Sanıklar ve katiller tahliye olacak
CHP Aydın Milletvekili Süleyman Bülbül, birçok hak savunucusu, gazeteci ve siyasetçinin cezaevinde olduğunu hatırlatarak, düzenleme ile birlikte birçok katliam davasındaki sanıkların tahliye olmasını sağlayacağını söyledi. Bülbül, Soma, Ermenek, Aladağ yurt yangını ve Çorlu kazası sanıkları ile katledilen Berkin Elvan, Ali İsmail Korkmaz ve Abdullah Cömert gibi davalardan yargılananların tahliye edileceğine dikkat çekti.
‘Gasp, yaralama failleri serbest bırakılacak’
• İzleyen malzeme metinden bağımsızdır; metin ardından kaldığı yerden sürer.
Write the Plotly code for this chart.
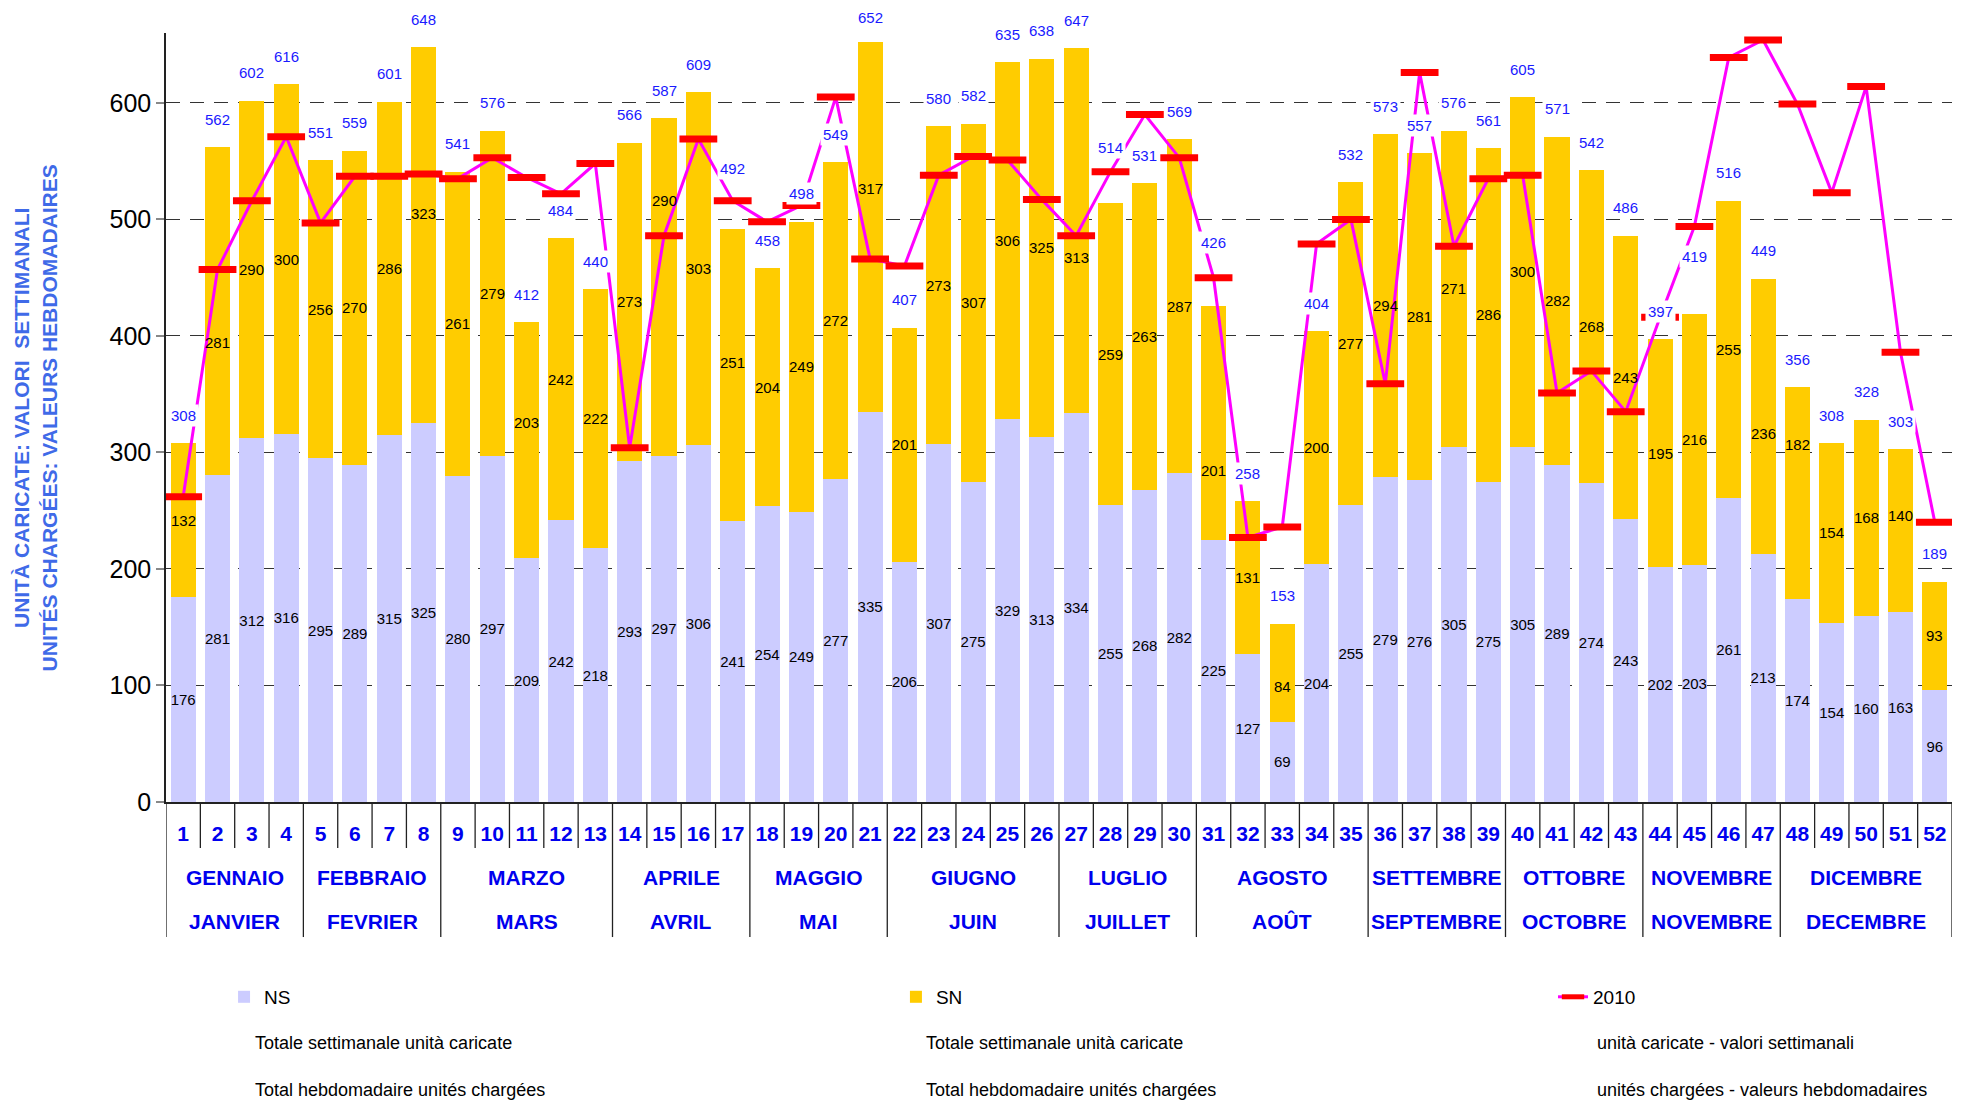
import plotly.graph_objects as go

weeks = list(range(1, 53))
ns = [176, 281, 312, 316, 295, 289, 315, 325, 280, 297, 209, 242, 218,
      293, 297, 306, 241, 254, 249, 277, 335, 206, 307, 275, 329, 313,
      334, 255, 268, 282, 225, 127, 69, 204, 255, 279, 276, 305, 275,
      305, 289, 274, 243, 202, 203, 261, 213, 174, 154, 160, 163, 96]
sn = [132, 281, 290, 300, 256, 270, 286, 323, 261, 279, 203, 242, 222,
      273, 290, 303, 251, 204, 249, 272, 317, 201, 273, 307, 306, 325,
      313, 259, 263, 287, 201, 131, 84, 200, 277, 294, 281, 271, 286,
      300, 282, 268, 243, 195, 216, 255, 236, 182, 154, 168, 140, 93]
y2010 = [262, 457, 516, 571, 497, 537, 537, 539, 535, 553, 536, 522, 548,
         304, 486, 569, 516, 498, 512, 605, 466, 460, 538, 554, 551, 517,
         486, 541, 590, 553, 450, 227, 236, 479, 500, 359, 626, 477, 535,
         538, 351, 370, 335, 416, 494, 639, 654, 599, 523, 614, 386, 240]
months_it = ["GENNAIO", "FEBBRAIO", "MARZO", "APRILE", "MAGGIO", "GIUGNO",
             "LUGLIO", "AGOSTO", "SETTEMBRE", "OTTOBRE", "NOVEMBRE", "DICEMBRE"]
months_fr = ["JANVIER", "FEVRIER", "MARS", "AVRIL", "MAI", "JUIN",
             "JUILLET", "AOÛT", "SEPTEMBRE", "OCTOBRE", "NOVEMBRE", "DECEMBRE"]
weeks_per_month = [4, 4, 5, 4, 4, 5, 4, 5, 4, 4, 4, 5]

totals = [a + b for a, b in zip(ns, sn)]

# label placement tweaks (layout only, in axis units) as in the original chart
total_label_gap = 24
total_label_extra = {17: 28, 21: -3, 28: 24, 31: 30, 45: 25}
sn_label_shift = {2: -27, 8: 19, 11: 15, 15: 74, 17: 11, 21: 33, 27: -23,
                  31: -41, 33: -12, 47: -15, 48: 42, 51: 13}

NARROW = "Liberation Sans Narrow, Liberation Sans, Arial, sans-serif"
ARIAL = "Liberation Sans, Arial, sans-serif"
BLUE = "#0000ee"

fig = go.Figure()
fig.add_trace(go.Bar(
    x=weeks, y=ns, name="NS", marker=dict(color="#ccccff", line=dict(width=0)),
    text=[str(v) for v in ns], textposition="inside", insidetextanchor="middle",
    textangle=0, constraintext="none",
    textfont=dict(family=NARROW, size=15, color="black"), legend="legend"))
fig.add_trace(go.Bar(
    x=weeks, y=sn, name="SN", marker=dict(color="#ffcc00", line=dict(width=0)),
    legend="legend2"))
fig.add_trace(go.Scatter(
    x=weeks, y=y2010, name="2010", mode="lines+markers",
    line=dict(color="#ff00ff", width=3),
    marker=dict(symbol="line-ew", size=27, color="red",
                line=dict(color="red", width=7)),
    legend="legend3"))

annotations = []
for w, a, b in zip(weeks, ns, sn):
    annotations.append(dict(x=w, y=a + b / 2 + sn_label_shift.get(w, 0), xref="x", yref="y",
                            text=str(b), showarrow=False, yanchor="middle",
                            font=dict(family=NARROW, size=15, color="black")))
for w, t in zip(weeks, totals):
    lift = (total_label_gap + total_label_extra.get(w, 0)) * 1.165
    annotations.append(dict(x=w, y=t, yshift=lift, xref="x", yref="y", text=str(t),
                            showarrow=False, bgcolor="white", borderpad=2,
                            yanchor="middle",
                            font=dict(family=NARROW, size=15, color="#1a1aff")))

shapes = []
month_bounds = [0]
for n in weeks_per_month:
    month_bounds.append(month_bounds[-1] + n)
start = 1
for i, n in enumerate(weeks_per_month):
    end = start + n - 1
    xc = (start + end) / 2
    annotations.append(dict(x=xc, y=-0.0988, xref="x", yref="paper", text=months_it[i],
                            showarrow=False, yanchor="middle",
                            font=dict(family=ARIAL, size=21, color=BLUE, weight="bold")))
    annotations.append(dict(x=xc, y=-0.1557, xref="x", yref="paper", text=months_fr[i],
                            showarrow=False, yanchor="middle",
                            font=dict(family=ARIAL, size=21, color=BLUE, weight="bold")))
    start = end + 1

for k in range(0, 53):
    bottom = -0.1756 if k in month_bounds else -0.0598
    shapes.append(dict(type="line", xref="x", yref="paper", x0=k + 0.5, x1=k + 0.5,
                       y0=0, y1=bottom, line=dict(color="#222222", width=1.3)))

annotations.append(dict(
    x=-0.0734, y=0.5, xref="paper", yref="paper", textangle=-90, showarrow=False,
    xanchor="center", yanchor="middle",
    text="UNITÀ CARICATE: VALORI  SETTIMANALI<br>UNITÉS CHARGÉES: VALEURS HEBDOMADAIRES",
    font=dict(family=ARIAL, size=21, color="#3f6ae8", weight="bold")))

subtexts = [
    (0.0487, "Totale settimanale unità caricate", "Total hebdomadaire unités chargées"),
    (0.4243, "Totale settimanale unità caricate", "Total hebdomadaire unités chargées"),
    (0.8000, "unità caricate - valori settimanali", "unités chargées - valeurs hebdomadaires"),
]
for xp, l1, l2 in subtexts:
    annotations.append(dict(x=xp, y=-0.3134, xref="paper", yref="paper", text=l1,
                            showarrow=False, xanchor="left", yanchor="middle",
                            font=dict(family=ARIAL, size=18, color="black")))
    annotations.append(dict(x=xp, y=-0.3739, xref="paper", yref="paper", text=l2,
                            showarrow=False, xanchor="left", yanchor="middle",
                            font=dict(family=ARIAL, size=18, color="black")))

legend_common = dict(y=-0.2535, yanchor="middle", xanchor="left", orientation="h",
                     font=dict(family=ARIAL, size=19, color="black"),
                     bgcolor="rgba(0,0,0,0)", borderwidth=0)

fig.update_layout(
    width=1970, height=1102,
    margin=dict(l=158, r=26, t=25, b=308, autoexpand=False),
    paper_bgcolor="white", plot_bgcolor="white",
    barmode="stack", bargap=0.27,
    showlegend=True,
    legend=dict(x=0.0325, **legend_common),
    legend2=dict(x=0.4087, **legend_common),
    legend3=dict(x=0.7766, **legend_common),
    xaxis=dict(range=[0.5, 52.5], tickvals=weeks, ticktext=[str(w) for w in weeks],
               tickfont=dict(family=ARIAL, size=21, color=BLUE, weight="bold"),
               ticks="", showline=True, linecolor="#222222", linewidth=1.5,
               showgrid=False, zeroline=False, ticklabelstandoff=12, automargin=False),
    yaxis=dict(range=[0, 660], tickvals=[0, 100, 200, 300, 400, 500, 600],
               tickfont=dict(family=NARROW, size=25, color="black"),
               ticks="outside", ticklen=8, tickwidth=2, tickcolor="#888888",
               showline=True, linecolor="#222222", linewidth=1.5,
               showgrid=True, gridcolor="#333333", gridwidth=1, griddash="14px,10px",
               zeroline=False, automargin=False),
    annotations=annotations, shapes=shapes,
)

fig.write_html("out.html")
CHP’li Utku Çakırözer de tutuklu gazetecilerin durumuna dikkat çekerek, “Gasp, yaralama faillerinin, çetelerin, uyuşturucu satıcılarının bir şekilde, infaz düzenlemelerinde değişiklik yaparak serbest kalmalarının önünü açacak bir düzenleme söz konusu. Oda TV yazarları Barış Pehlivan, Barış Terkoğlu, Manisa’dan bir yerel muhabir Hülya Kılınç, Yeni Çağ yazarı Murat Ağırel, Yeni Yaşam gazetesinden Ferhat Çelik, Ayhan Keser var. Şimdi, bu gazeteciler –biliyorsunuz konuyu ama bir hatırlatacağım- Libya’da şehit düşen MİT mensubumuzun cenazesini -ki ifşa olmuş bir konuydu, sosyal medyada olsun, Mecliste olsun- tekrar haber yaptılar diye yaklaşık bir aydan fazla süredir cezaevindeler” dedi.
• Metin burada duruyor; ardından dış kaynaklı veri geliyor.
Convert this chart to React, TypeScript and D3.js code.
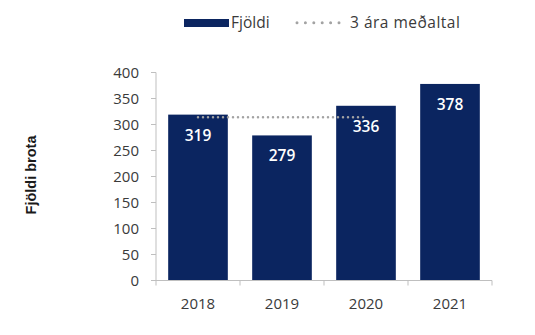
import React from "react";
import * as d3 from "d3";

const years = ["2018", "2019", "2020", "2021"];
const counts = [319, 279, 336, 378];
const avgYears = ["2018", "2019", "2020"];
const avgValues = [314, 314, 314];
const yTicks = [0, 50, 100, 150, 200, 250, 300, 350, 400];
const barLabel = "Fjöldi";
const avgLabel = "3 ára meðaltal";
const yTitle = "Fjöldi brota";

const NAVY = "#0b2560";
const AXIS = "#bfbfbf";
const TEXT = "#3a3a3a";
const DOT = "#a3a3a3";
const FONT = "'Open Sans', sans-serif";

export default function App() {
  const W = 535, H = 335;
  const x = d3.scaleBand<string>().domain(years).range([156, 492]).paddingInner(0.29).paddingOuter(0.145);
  const y = d3.scaleLinear().domain([0, 400]).range([280.5, 72.5]);
  const step = x.step();
  const cx = (k: string) => (x(k) as number) + x.bandwidth() / 2;
  const line = d3.line<number>().x((_, i) => cx(avgYears[i])).y((v) => y(v));
  const boundaries = d3.range(years.length + 1).map((i) => 156 + i * step);

  return (
    <svg width={W} height={H} style={{ position: "absolute", left: 0, top: 0, background: "#fff" }}>
      {/* legend */}
      <rect x={184} y={19} width={45} height={8} fill={NAVY} />
      <text x={231} y={27.5} fontFamily={FONT} fontSize={15.5} fill={TEXT}>{barLabel}</text>
      <line x1={297} x2={342} y1={22.7} y2={22.7} stroke={DOT} strokeWidth={3} strokeDasharray="0 8.4" strokeLinecap="round" />
      <text x={350} y={27.5} fontFamily={FONT} fontSize={15.5} letterSpacing={0.5} fill={TEXT}>{avgLabel}</text>

      {/* y title */}
      <text transform={`translate(36,175) rotate(-90)`} textAnchor="middle" fontFamily="'Liberation Sans', Arial, sans-serif" fontWeight="bold" fontSize={14.5} fill="#1a1a1a">{yTitle}</text>

      {/* y axis */}
      <line x1={156} x2={156} y1={y(400)} y2={y(0)} stroke={AXIS} strokeWidth={1} />
      {yTicks.map((t) => (
        <g key={t}>
          <line x1={151} x2={156} y1={y(t)} y2={y(t)} stroke={AXIS} strokeWidth={1} />
          <text x={139} y={y(t)} dy="0.35em" textAnchor="end" fontFamily={FONT} fontSize={15} fill={TEXT}>{t}</text>
        </g>
      ))}

      {/* bars */}
      {years.map((k, i) => (
        <rect key={k} x={x(k)} y={y(counts[i])} width={x.bandwidth()} height={y(0) - y(counts[i])} fill={NAVY} />
      ))}

      {/* average line */}
      <path d={line(avgValues) || ""} fill="none" stroke={DOT} strokeWidth={2.5} strokeDasharray="0 5" strokeLinecap="round" />

      {/* bar labels */}
      {years.map((k, i) => (
        <text key={k} x={cx(k)} y={y(counts[i]) + 26} textAnchor="middle" fontFamily={FONT} fontWeight={600} fontSize={15.5} fill="#ffffff">{counts[i]}</text>
      ))}

      {/* x axis */}
      <line x1={156} x2={492} y1={y(0)} y2={y(0)} stroke={AXIS} strokeWidth={1} />
      {boundaries.map((b, i) => (
        <line key={i} x1={b} x2={b} y1={y(0)} y2={y(0) + 5} stroke={AXIS} strokeWidth={1} />
      ))}
      {years.map((k) => (
        <text key={k} x={cx(k)} y={309} textAnchor="middle" fontFamily={FONT} fontSize={15} fill={TEXT}>{k}</text>
      ))}
    </svg>
  );
}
‘Bir ayrımcılığa imza atılmak isteniyor’
HDP Ağrı Milletvekili Dilan Dirayet Taşdemir ise şöyle konuştu: “Cezaevinde kadınlar var, hasta tutsaklar var, çocuklar var ve bütün bunların yakınları bir şekilde, özellikle bu corona virüsü salgınından kaynaklı, bir beklenti içerisinde. Yani, dolayısıyla ‘Bu, halkın hassasiyeti.’ diyerek, belli insanları bunun dışında tutarak aslında bir ayrımcılık yapmak isteniyor ve bir ayrımcılığa imza atılmak isteniyor.”
‘Bu sorumluluğu hiç kimse kaldıramaz’
İYİ Parti Aksaray Milletvekili Ayhan Erel de, mevcut düzenlemenin kamuoyunun vicdanında yer bulmadığını, aksine vicdanını kanattığını belirtti. Erel, cinsel suçlarla ilgili maddeye ilişkin konuşarak şunları söyledi: “Maddeye baktığımızda, şunlar değişildikten sonra cinsel dokunulmazlığa, cinsel saldırı suçlarına geliyor. Şimdi, buraya baktığımızda bu maddenin (c) fıkrasında 103’üncü madde sayılmıyor yani çocuğa karşı cinsel istismar, bu istismarcılar yarı oranında faydalanacaklar. Çocuğa cinsel istismardan dolayı suç işlediyse cezası var ama yetişkinlere böyle bir ceza öngörülmemiş burada. Yarın öbür gün bu boşluklardan faydalanıp çocuğa tecavüz eden insanlardan birkaç kişi tahliye olursa bunun sorumluluğunu hiç kimse kaldıramaz.”